The subsidy may also imperil Indonesia’s public transport ambitions, said Jakarta-based energy policy researcher Lucky Lontoh. “Jokowi’s massive infrastructure development actually was started with a fuel subsidy reduction back in 2014, which freed some fiscal space needed to fund the infrastructure projects. More subsidies means the government will have less money to fund other development activities.” 

Environmental Impact

Fuel subsidies are considered a regressive form of spending because their benefits are captured by people wealthy enough to drive and own vehicles, said Paul Burke, an economist at Australian National University who focuses on energy and transportation. 

But they also aggravate traffic jams — including in cities like the notoriously traffic-choked Jakarta — air pollution, and oil dependence, said Burke, citing a recent paper he authored on the topic. 

Burke said Indonesia’s substantial progress on electricity subsidies are a hopeful sign and possible roadmap for fuel subsidy reform. 

“Over recent years, Indonesia has achieved substantial success in reducing electricity subsidies, by increasing some electricity tariffs to cost-reflective levels,” he said. “Poor households are among those that have been exempted from the reforms… [which] have made an important contribution to improving the efficiency of Indonesia’s electricity use. As electricity prices have increased, electricity use has shifted to a lower-growth trajectory. This has helped Indonesia to avoid the need to build too many expensive new power stations.”

In the fuel realm, Burke said a reform option that economists often suggest is a “fuel excise,” which is a tax on the sale of fuel and the opposite of a fuel subsidy. “Fuel excise would be a progressive form of revenue raising, would help to reduce pollution and traffic jams, and would help Indonesia reduce its budget deficit and fund key priorities.”

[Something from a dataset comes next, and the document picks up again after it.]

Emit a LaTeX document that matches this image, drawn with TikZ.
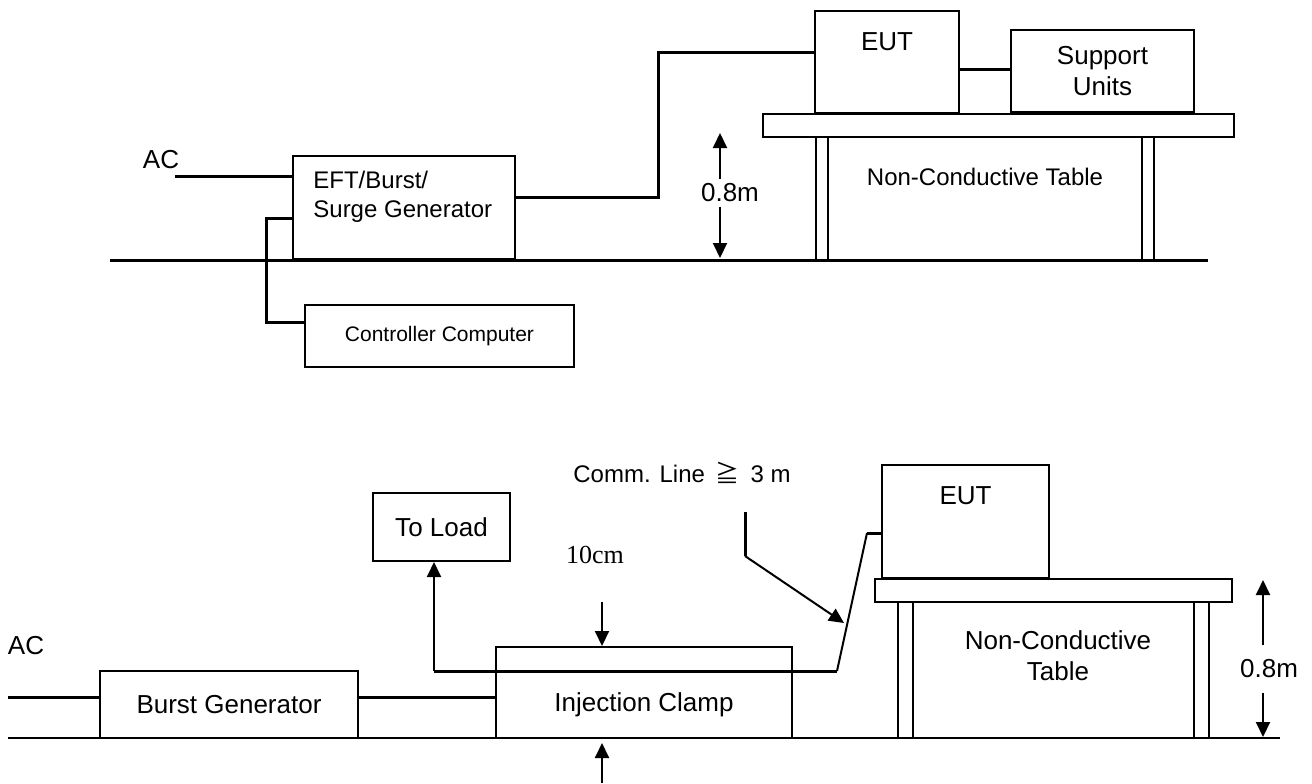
\documentclass[tikz,border=0pt]{standalone}
\usepackage{fontspec}
\setmainfont{Liberation Sans}
\newfontfamily\serif{Liberation Serif}
\newfontfamily\cjk{Noto Sans CJK JP}
\usetikzlibrary{arrows.meta}
\tikzset{
box/.style={draw, rectangle, line width=1pt, inner sep=0pt},
wire/.style={line width=1.5pt},
thin wire/.style={line width=1pt},
dim/.style={line width=1pt, -{Triangle[length=7.5pt,width=7pt]}},
big/.style={font=\fontsize{13}{15.5}\selectfont},
mid/.style={font=\fontsize{12}{14.5}\selectfont},
small/.style={font=\fontsize{10.5}{12.5}\selectfont},
}
\begin{document}
\begin{tikzpicture}[x=0.5pt,y=-0.5pt,big]
\useasboundingbox (0,0) rectangle (1312,783);
% ---------------- upper set-up ----------------
\draw[wire] (110,260) -- (1208,260);
\node[box, minimum width=111pt, minimum height=51.5pt] (gen) at (404,207.5) {};
\node[mid, anchor=north west, align=left, inner sep=0pt] (gentxt) at (313,171) {EFT/Burst/\\Surge Generator};
\node[box, minimum width=134.5pt, minimum height=31pt, small] (ctrl) at (439.5,336) {Controller Computer};
\node[box, minimum width=72pt, minimum height=51pt,
  label={[below=11pt, inner sep=0pt]north:EUT}] (eut) at (887,62) {};
\node[box, minimum width=91.5pt, minimum height=41pt, align=center] (sup) at (1102.5,71) {Support\\Units};
% the table
\node[box, minimum width=235.5pt, minimum height=11.5pt] (desk) at (998.5,125.5) {};
\node[box, minimum width=6pt, minimum height=61.5pt] (legl) at (822,198.5) {};
\node[box, minimum width=6pt, minimum height=61.5pt] (legr) at (1148,198.5) {};
\node[mid] (desktxt) at (985,177) {Non-Conductive Table};
% the wires
\node (ac) at (161,160) {AC};
\coordinate (acin) at (175,176);
\draw[wire] (acin) -- (acin -| gen.west);
\coordinate (up) at (658,197);
\draw[wire] (gen.east |- up) -- (up) -- (658,52) -- (eut.west |- {(0,52)});
\draw[wire] (eut.east |- {(0,69)}) -- (sup.west |- {(0,69)});
\coordinate (down) at (266,218);
\draw[wire] (gen.west |- down) -- (down) -- (266,322) -- (ctrl.west |- {(0,322)});
% the height
\node[inner sep=2pt] (hgt) at (730,193) {0.8m};
\coordinate (htop) at (720,133);
\coordinate (hbot) at (720,258);
\draw[dim] (hgt.north -| htop) -- (htop);
\draw[dim] (hgt.south -| hbot) -- (hbot);
% ---------------- lower set-up ----------------
\draw[thin wire] (8,738) -- (1280,738);
\node[box, minimum width=129pt, minimum height=33.5pt] (burst) at (229,704.5) {Burst Generator};
\node[box, minimum width=148pt, minimum height=33.5pt] (clamp) at (644,704.5) {Injection Clamp};
\node[box, minimum width=148pt, minimum height=12pt] (strip) at (644,659) {};
\node[box, minimum width=68.5pt, minimum height=34pt] (toload) at (441.5,527) {To Load};
\node[box, minimum width=83.5pt, minimum height=56.5pt,
  label={[below=11pt, inner sep=0pt]north:EUT}] (eutb) at (965.5,521.5) {};
% the table
\node[box, minimum width=178.5pt, minimum height=11.5pt] (deskb) at (1053.5,590.5) {};
\node[box, minimum width=7.5pt, minimum height=68pt] (leglb) at (905.5,670) {};
\node[box, minimum width=7.5pt, minimum height=68pt] (legrb) at (1201.5,670) {};
\node[align=center] (deskbtxt) at (1058,656) {Non-Conductive\\Table};
% the wires
\node (acb) at (26,646) {AC};
\coordinate (acbin) at (8,697);
\draw[wire] (acbin) -- (acbin -| burst.west);
\draw[wire] (burst.east |- acbin) -- (clamp.west |- acbin);
\coordinate (tap) at (434,671);
\coordinate (kinka) at (837,671);
\coordinate (kinkb) at (867,533);
\draw[dim] (tap) -- (toload.south -| tap);
\draw[wire] (tap) -- (kinka);
\draw[thin wire] (kinka) -- (kinkb);
\draw[wire] (kinkb) -- (kinkb -| eutb.west);
% the comm line
\node[mid] (comm) at (682,473) {Comm. Line\hspace{0.45em}{\cjk ≧}\hspace{0.45em}3 m};
\coordinate (ptr) at (745,512);
\coordinate (bend) at (745,556);
\draw[wire] (ptr) -- (bend);
\draw[dim] (bend) -- (844,623);
% the 10cm
\node[font=\serif\fontsize{13}{15}\selectfont] (gap) at (595,555) {10cm};
\coordinate (press) at (602,602);
\coordinate (lift) at (602,783);
\draw[dim] (press) -- (press |- strip.north);
\draw[dim] (lift) -- (602,743);
% the height
\node[inner sep=7pt] (hgtb) at (1269,669) {0.8m};
\coordinate (hbtop) at (1263,580);
\coordinate (hbbot) at (1263,737);
\draw[dim] (hgtb.north -| hbtop) -- (hbtop);
\draw[dim] (hgtb.south -| hbbot) -- (hbbot);
\end{tikzpicture}
\end{document}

Fossil fuel subsidies have existed in Indonesia since its independence in 1949 and, per the International Energy Agency, accounted for nearly 20 percent of fiscal expenditure by the 1960’s. In that context, the reforms of modern-day Indonesia and the Jokowi administration are not inconsiderable: by 2014, about 3 percent of the GDP was spent on fossil fuel subsidies, and by 2016, after Jokowi’s initial spate of reforms, it was less than 1 percent. 

But, due to consumer expectations, the political climate, and the unique challenges of the fuel industry — Indonesia both has a lot of natural resources itself and a burgeoning consumer class — the current subsidy apparatus may prove sticky for the near future.